SALDANNA, 1980 AIR SC 326, this Court considering Section 3 of the Police Act and Section 173(8)
of the Code held :-
"The power of the Magistrate under Section
156(3) to direct further investigation is clearly an independent power and does
not stand in conflict with the power of the State Government as spelt out
hereinbefore. The power conferred upon the Magistrate under Section 156(3) can
be exercised by the Magistrate even after submission of a report by the
investigating officer which would mean that it would be open to the Magistrate
not to accept the conclusion of the investigating officer and direct further
investigation. This provision does not in any way affect the power of the
investigating officer to further investigate the case even after submission of
the report as provided in Section 173(8). Therefore, the High Court was in
error in holding that the State Government in exercise of the power of
superintendence under Section 3 of the Act lacked the power to direct further
investigation into the case. In reaching this conclusion we have kept out of
consideration the provision contained in Section 156(2) that an investigation
by an officer-in-charge of a police station, which expression includes police
officer superior in rank to such officer, cannot be questioned on the ground
that such investigating officer had no jurisdiction to carry on the
investigation; otherwise that provision would have been a short answer to the
contention raised on behalf of respondent 1."
This clearly shows that if concerned police refused
to register a counter complaint, it is open to the Magistrate at any stage to
direct the police to register the complaint brought to his notice and an
investigate the same.
6.
IN THE CASE OF RAM LAL NARANG V.
STATE (DELHI ADMINISTRATION), 1979(2) SCC 322 held :-
"Even in regard to a complaint arising out of a
complaint on further investigation if it was found that there was a large
conspiracy than the one referred to in the previous complaint then a further
investigation under the court culminating in another complaint is
permissible".
7.
IN ANJU CHAUDHARY VS. STATE OF U.P.
(2013) 6 SCC 384 the
question was whether there can be more than one FIR in relation to the
same incident or different incidents arising from the same occurrence? While
answering the aforesaid question, the Bench held :
“The First Information Report is a very important
document, besides that it sets the machinery of criminal law in motion. It is a
very material document on which the entire case of the prosecution is built.
Upon registration of FIR, beginning of investigation in a case, collection of
evidence during investigation and formation of the final opinion is the
sequence, which results in filing of a report under Section 173 of the Code.
The possibility that more than one piece of information is given to the police
officer in charge of a police station, in respect of the same incident
involving one or more than one cognizable offences, cannot be ruled out. Other
materials and information given to or received otherwise by the investigating
officer would be statements covered under Section 162 of the Code. The Court in
order to examine the impact of one or more FIRs has to rationalise the facts
and circumstances of each case and then apply the test of ‘sameness’ to find out whether both FIRs relate to the same
incident and to the same occurrence, are in regard to incidents which are two
or more parts of the same transaction or relate completely to two distinct
occurrences.
If the answer falls in the first category, the
second FIR may be liable to be quashed.
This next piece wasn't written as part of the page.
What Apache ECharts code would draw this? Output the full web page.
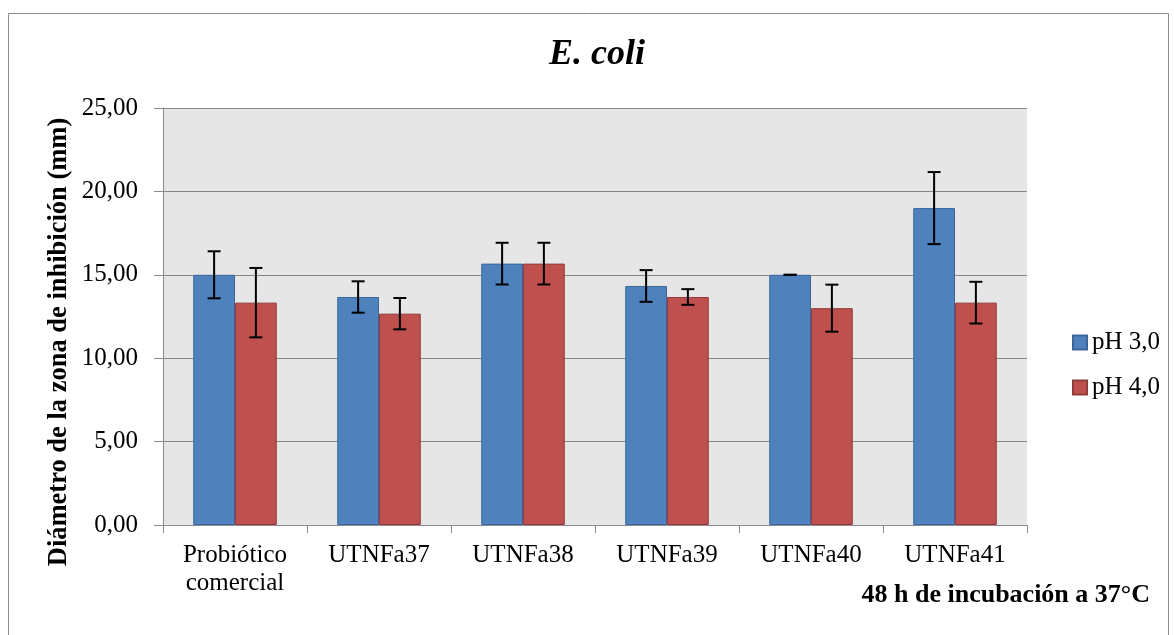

However, in case the contrary is
proved, whether the version of the second FIR is different and they are in
respect of two different incidents/crimes, the second FIR is permissible, This
is the view expressed by this Court in the case of Babu Babubhai v. State
of Gujarat and Ors. [(2010) 12 SCC 254]. This judgment clearly spells out the
distinction between two FIRs relating to the same incident and two FIRs
relating to different incident or occurrences of the same incident etc.
To illustrate such a situation, one can give an
example of the same group of people committing theft in a similar manner in
different localities falling under different jurisdictions. Even if the
incidents were committed in close proximity of time, there could be separate
FIRs and institution of even one stating that a number of thefts had been
committed, would not debar the registration of another FIR. Similarly, riots
may break out because of the same event but in different areas and between
different people. The registration of a primary FIR which triggered the riots
would not debar registration of subsequent FIRs in different areas. However, to
the contra, for the same event and offences against the same people, there
cannot be a second FIR. This Court has consistently taken this view and even in
the case of Chirra Shivraj v. State of Andhra Pradesh[(2010) 14 SCC 444],
the Court took the view that there cannot be a second FIR in respect of same
offence/event because whenever any further information is received by the
investigating agency, it is always in furtherance of the First Information
Report.
8.
The Supreme Court, in P SREEKUMAR
V STATE OF KERALA AIR 2018 SC 1482, has held that there is no prohibition
in law to file a second FIR in relation to the same incident, if it was not
filed by the same person, who had filed the first FIR, as a counter-complaint,
based on the allegations different from the allegations made in the first FIR.
The bench comprising Justice RK Agrawal and Justice AM Sapre set aside judgment
of Kerala High Court that quashed such a subsequent FIR and final report. The
high court had observed that such an FIR/final report is a mere abuse of
process of the court. The accused had approached the high court contending that
two cases are pending against him in two courts alleging the same set of facts
and same offence. The bench observed: “The second FIR was not filed by the same
person, who had filed the first FIR. Had it been so, then the situation would
have been somewhat different. Such was not the case here.” The court also said
in the facts of the case, the first FIR was against five persons based on one
set of allegations, whereas the second FIR was based on allegations different
from the allegations made in the first FIR. The court also referred to its
decision in Upkar Singh v. Ved Prakash
& Ors., 2004(4) R.C.R.(Criminal) 294, wherein it had observed: “Be that
as it may, if the law laid down by this Court in TT Antony case is to be
accepted as holding that a second complaint in regard to the same incident
filed as a counter-complaint is prohibited under the Code then, in our opinion,
such conclusion would lead to serious consequences.”